» TASK STATEMENT: Write the entries below out again exactly; any picture in them stays out.
** START DATASET **
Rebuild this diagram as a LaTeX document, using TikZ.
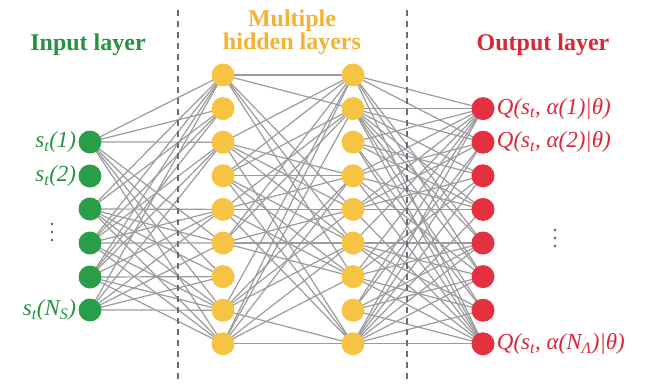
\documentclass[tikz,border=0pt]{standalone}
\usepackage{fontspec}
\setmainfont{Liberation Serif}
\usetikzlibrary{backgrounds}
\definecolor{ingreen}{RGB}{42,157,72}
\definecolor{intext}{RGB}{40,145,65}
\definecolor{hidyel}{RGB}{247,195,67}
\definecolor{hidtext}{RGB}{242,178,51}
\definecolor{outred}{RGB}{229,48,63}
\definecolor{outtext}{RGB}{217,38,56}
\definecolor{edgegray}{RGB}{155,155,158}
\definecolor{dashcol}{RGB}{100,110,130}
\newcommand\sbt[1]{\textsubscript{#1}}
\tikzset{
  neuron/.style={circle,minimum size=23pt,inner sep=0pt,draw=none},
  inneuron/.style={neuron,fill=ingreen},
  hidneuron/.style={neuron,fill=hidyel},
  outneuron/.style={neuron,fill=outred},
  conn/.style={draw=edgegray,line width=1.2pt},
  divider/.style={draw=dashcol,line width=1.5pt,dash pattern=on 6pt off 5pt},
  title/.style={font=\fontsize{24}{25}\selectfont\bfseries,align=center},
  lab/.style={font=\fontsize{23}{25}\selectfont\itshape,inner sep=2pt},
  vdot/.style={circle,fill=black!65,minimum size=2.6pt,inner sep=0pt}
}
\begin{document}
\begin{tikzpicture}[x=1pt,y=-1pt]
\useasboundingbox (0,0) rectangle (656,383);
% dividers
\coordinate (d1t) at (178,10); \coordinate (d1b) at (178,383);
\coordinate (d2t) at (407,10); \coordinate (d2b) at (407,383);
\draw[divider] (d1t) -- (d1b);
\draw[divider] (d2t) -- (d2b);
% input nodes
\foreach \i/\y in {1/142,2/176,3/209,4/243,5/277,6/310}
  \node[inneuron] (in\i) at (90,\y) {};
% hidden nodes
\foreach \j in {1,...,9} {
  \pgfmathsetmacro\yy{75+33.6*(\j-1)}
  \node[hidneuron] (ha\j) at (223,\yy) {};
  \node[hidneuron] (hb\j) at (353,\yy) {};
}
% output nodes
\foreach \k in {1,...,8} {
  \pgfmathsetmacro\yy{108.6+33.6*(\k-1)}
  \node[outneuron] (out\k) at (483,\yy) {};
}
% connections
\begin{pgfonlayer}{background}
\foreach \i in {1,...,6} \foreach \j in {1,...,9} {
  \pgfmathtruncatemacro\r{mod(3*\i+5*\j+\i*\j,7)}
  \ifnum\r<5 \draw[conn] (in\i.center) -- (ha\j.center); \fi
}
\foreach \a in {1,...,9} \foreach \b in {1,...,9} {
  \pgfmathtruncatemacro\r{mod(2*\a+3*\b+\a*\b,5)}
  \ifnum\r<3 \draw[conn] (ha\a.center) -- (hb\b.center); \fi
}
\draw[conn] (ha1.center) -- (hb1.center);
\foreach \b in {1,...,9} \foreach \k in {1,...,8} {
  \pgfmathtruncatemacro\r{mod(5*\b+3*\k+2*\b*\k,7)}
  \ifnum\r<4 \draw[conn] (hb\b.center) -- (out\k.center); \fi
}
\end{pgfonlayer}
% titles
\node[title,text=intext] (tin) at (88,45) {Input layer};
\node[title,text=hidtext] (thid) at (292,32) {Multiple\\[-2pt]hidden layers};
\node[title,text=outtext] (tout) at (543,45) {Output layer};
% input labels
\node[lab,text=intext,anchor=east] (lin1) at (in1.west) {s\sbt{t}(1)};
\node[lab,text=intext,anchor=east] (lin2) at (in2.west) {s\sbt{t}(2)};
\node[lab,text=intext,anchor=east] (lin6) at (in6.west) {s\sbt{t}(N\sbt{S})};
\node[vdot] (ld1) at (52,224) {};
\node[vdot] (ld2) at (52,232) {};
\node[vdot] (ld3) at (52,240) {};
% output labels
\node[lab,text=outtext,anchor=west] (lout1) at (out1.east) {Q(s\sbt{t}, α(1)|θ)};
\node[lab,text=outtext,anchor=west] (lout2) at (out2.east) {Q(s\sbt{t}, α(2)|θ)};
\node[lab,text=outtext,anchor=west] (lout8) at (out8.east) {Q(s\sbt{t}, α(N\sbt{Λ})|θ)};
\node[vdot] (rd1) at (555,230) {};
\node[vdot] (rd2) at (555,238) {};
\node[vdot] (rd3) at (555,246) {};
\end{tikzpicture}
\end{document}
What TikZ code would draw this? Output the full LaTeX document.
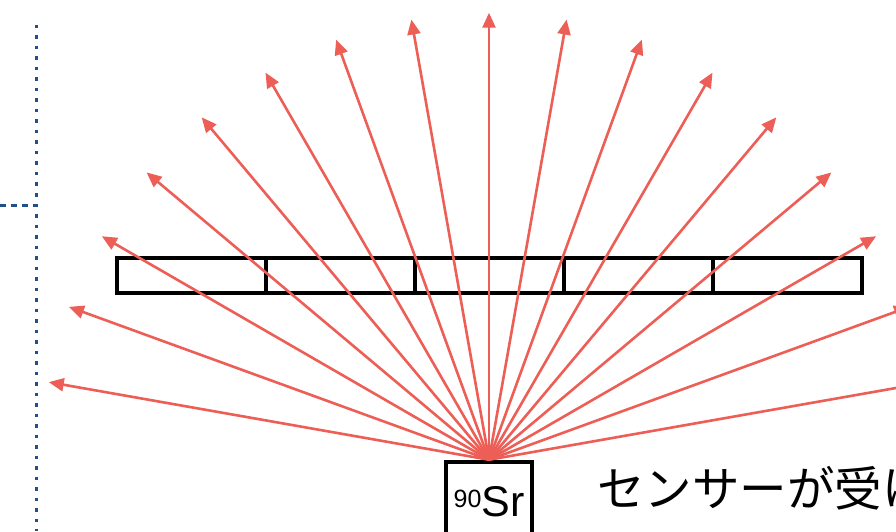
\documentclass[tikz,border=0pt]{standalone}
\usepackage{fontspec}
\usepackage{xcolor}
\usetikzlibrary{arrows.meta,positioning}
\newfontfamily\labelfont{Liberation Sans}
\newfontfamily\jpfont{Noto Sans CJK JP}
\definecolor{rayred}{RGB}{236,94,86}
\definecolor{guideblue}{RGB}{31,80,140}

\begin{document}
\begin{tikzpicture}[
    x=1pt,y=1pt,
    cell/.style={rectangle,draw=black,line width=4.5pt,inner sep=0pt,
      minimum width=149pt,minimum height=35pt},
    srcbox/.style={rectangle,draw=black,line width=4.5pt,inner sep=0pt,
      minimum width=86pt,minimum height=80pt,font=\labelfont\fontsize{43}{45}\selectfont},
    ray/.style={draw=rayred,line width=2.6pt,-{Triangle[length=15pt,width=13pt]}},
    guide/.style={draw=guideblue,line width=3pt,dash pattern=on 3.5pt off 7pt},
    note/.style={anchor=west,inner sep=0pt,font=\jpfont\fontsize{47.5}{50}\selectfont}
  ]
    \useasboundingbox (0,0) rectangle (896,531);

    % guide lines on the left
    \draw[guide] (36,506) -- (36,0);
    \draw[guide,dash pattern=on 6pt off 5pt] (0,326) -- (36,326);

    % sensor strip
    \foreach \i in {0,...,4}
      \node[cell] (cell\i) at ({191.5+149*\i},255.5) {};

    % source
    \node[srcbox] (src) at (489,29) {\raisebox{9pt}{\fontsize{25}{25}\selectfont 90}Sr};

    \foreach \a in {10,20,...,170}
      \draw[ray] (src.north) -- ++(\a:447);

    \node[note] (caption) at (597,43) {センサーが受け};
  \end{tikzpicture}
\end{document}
** END DATASET **
» FULL RESPONSE:
Rebuild this diagram as a LaTeX document, using TikZ.
\documentclass[tikz,border=0pt]{standalone}
\usepackage{fontspec}
\setmainfont{Liberation Serif}
\usetikzlibrary{backgrounds}
\definecolor{ingreen}{RGB}{42,157,72}
\definecolor{intext}{RGB}{40,145,65}
\definecolor{hidyel}{RGB}{247,195,67}
\definecolor{hidtext}{RGB}{242,178,51}
\definecolor{outred}{RGB}{229,48,63}
\definecolor{outtext}{RGB}{217,38,56}
\definecolor{edgegray}{RGB}{155,155,158}
\definecolor{dashcol}{RGB}{100,110,130}
\newcommand\sbt[1]{\textsubscript{#1}}
\tikzset{
  neuron/.style={circle,minimum size=23pt,inner sep=0pt,draw=none},
  inneuron/.style={neuron,fill=ingreen},
  hidneuron/.style={neuron,fill=hidyel},
  outneuron/.style={neuron,fill=outred},
  conn/.style={draw=edgegray,line width=1.2pt},
  divider/.style={draw=dashcol,line width=1.5pt,dash pattern=on 6pt off 5pt},
  title/.style={font=\fontsize{24}{25}\selectfont\bfseries,align=center},
  lab/.style={font=\fontsize{23}{25}\selectfont\itshape,inner sep=2pt},
  vdot/.style={circle,fill=black!65,minimum size=2.6pt,inner sep=0pt}
}
\begin{document}
\begin{tikzpicture}[x=1pt,y=-1pt]
\useasboundingbox (0,0) rectangle (656,383);
% dividers
\coordinate (d1t) at (178,10); \coordinate (d1b) at (178,383);
\coordinate (d2t) at (407,10); \coordinate (d2b) at (407,383);
\draw[divider] (d1t) -- (d1b);
\draw[divider] (d2t) -- (d2b);
% input nodes
\foreach \i/\y in {1/142,2/176,3/209,4/243,5/277,6/310}
  \node[inneuron] (in\i) at (90,\y) {};
% hidden nodes
\foreach \j in {1,...,9} {
  \pgfmathsetmacro\yy{75+33.6*(\j-1)}
  \node[hidneuron] (ha\j) at (223,\yy) {};
  \node[hidneuron] (hb\j) at (353,\yy) {};
}
% output nodes
\foreach \k in {1,...,8} {
  \pgfmathsetmacro\yy{108.6+33.6*(\k-1)}
  \node[outneuron] (out\k) at (483,\yy) {};
}
% connections
\begin{pgfonlayer}{background}
\foreach \i in {1,...,6} \foreach \j in {1,...,9} {
  \pgfmathtruncatemacro\r{mod(3*\i+5*\j+\i*\j,7)}
  \ifnum\r<5 \draw[conn] (in\i.center) -- (ha\j.center); \fi
}
\foreach \a in {1,...,9} \foreach \b in {1,...,9} {
  \pgfmathtruncatemacro\r{mod(2*\a+3*\b+\a*\b,5)}
  \ifnum\r<3 \draw[conn] (ha\a.center) -- (hb\b.center); \fi
}
\draw[conn] (ha1.center) -- (hb1.center);
\foreach \b in {1,...,9} \foreach \k in {1,...,8} {
  \pgfmathtruncatemacro\r{mod(5*\b+3*\k+2*\b*\k,7)}
  \ifnum\r<4 \draw[conn] (hb\b.center) -- (out\k.center); \fi
}
\end{pgfonlayer}
% titles
\node[title,text=intext] (tin) at (88,45) {Input layer};
\node[title,text=hidtext] (thid) at (292,32) {Multiple\\[-2pt]hidden layers};
\node[title,text=outtext] (tout) at (543,45) {Output layer};
% input labels
\node[lab,text=intext,anchor=east] (lin1) at (in1.west) {s\sbt{t}(1)};
\node[lab,text=intext,anchor=east] (lin2) at (in2.west) {s\sbt{t}(2)};
\node[lab,text=intext,anchor=east] (lin6) at (in6.west) {s\sbt{t}(N\sbt{S})};
\node[vdot] (ld1) at (52,224) {};
\node[vdot] (ld2) at (52,232) {};
\node[vdot] (ld3) at (52,240) {};
% output labels
\node[lab,text=outtext,anchor=west] (lout1) at (out1.east) {Q(s\sbt{t}, α(1)|θ)};
\node[lab,text=outtext,anchor=west] (lout2) at (out2.east) {Q(s\sbt{t}, α(2)|θ)};
\node[lab,text=outtext,anchor=west] (lout8) at (out8.east) {Q(s\sbt{t}, α(N\sbt{Λ})|θ)};
\node[vdot] (rd1) at (555,230) {};
\node[vdot] (rd2) at (555,238) {};
\node[vdot] (rd3) at (555,246) {};
\end{tikzpicture}
\end{document}
What TikZ code would draw this? Output the full LaTeX document.
\documentclass[tikz,border=0pt]{standalone}
\usepackage{fontspec}
\usepackage{xcolor}
\usetikzlibrary{arrows.meta,positioning}
\newfontfamily\labelfont{Liberation Sans}
\newfontfamily\jpfont{Noto Sans CJK JP}
\definecolor{rayred}{RGB}{236,94,86}
\definecolor{guideblue}{RGB}{31,80,140}

\begin{document}
\begin{tikzpicture}[
    x=1pt,y=1pt,
    cell/.style={rectangle,draw=black,line width=4.5pt,inner sep=0pt,
      minimum width=149pt,minimum height=35pt},
    srcbox/.style={rectangle,draw=black,line width=4.5pt,inner sep=0pt,
      minimum width=86pt,minimum height=80pt,font=\labelfont\fontsize{43}{45}\selectfont},
    ray/.style={draw=rayred,line width=2.6pt,-{Triangle[length=15pt,width=13pt]}},
    guide/.style={draw=guideblue,line width=3pt,dash pattern=on 3.5pt off 7pt},
    note/.style={anchor=west,inner sep=0pt,font=\jpfont\fontsize{47.5}{50}\selectfont}
  ]
    \useasboundingbox (0,0) rectangle (896,531);

    % guide lines on the left
    \draw[guide] (36,506) -- (36,0);
    \draw[guide,dash pattern=on 6pt off 5pt] (0,326) -- (36,326);

    % sensor strip
    \foreach \i in {0,...,4}
      \node[cell] (cell\i) at ({191.5+149*\i},255.5) {};

    % source
    \node[srcbox] (src) at (489,29) {\raisebox{9pt}{\fontsize{25}{25}\selectfont 90}Sr};

    \foreach \a in {10,20,...,170}
      \draw[ray] (src.north) -- ++(\a:447);

    \node[note] (caption) at (597,43) {センサーが受け};
  \end{tikzpicture}
\end{document}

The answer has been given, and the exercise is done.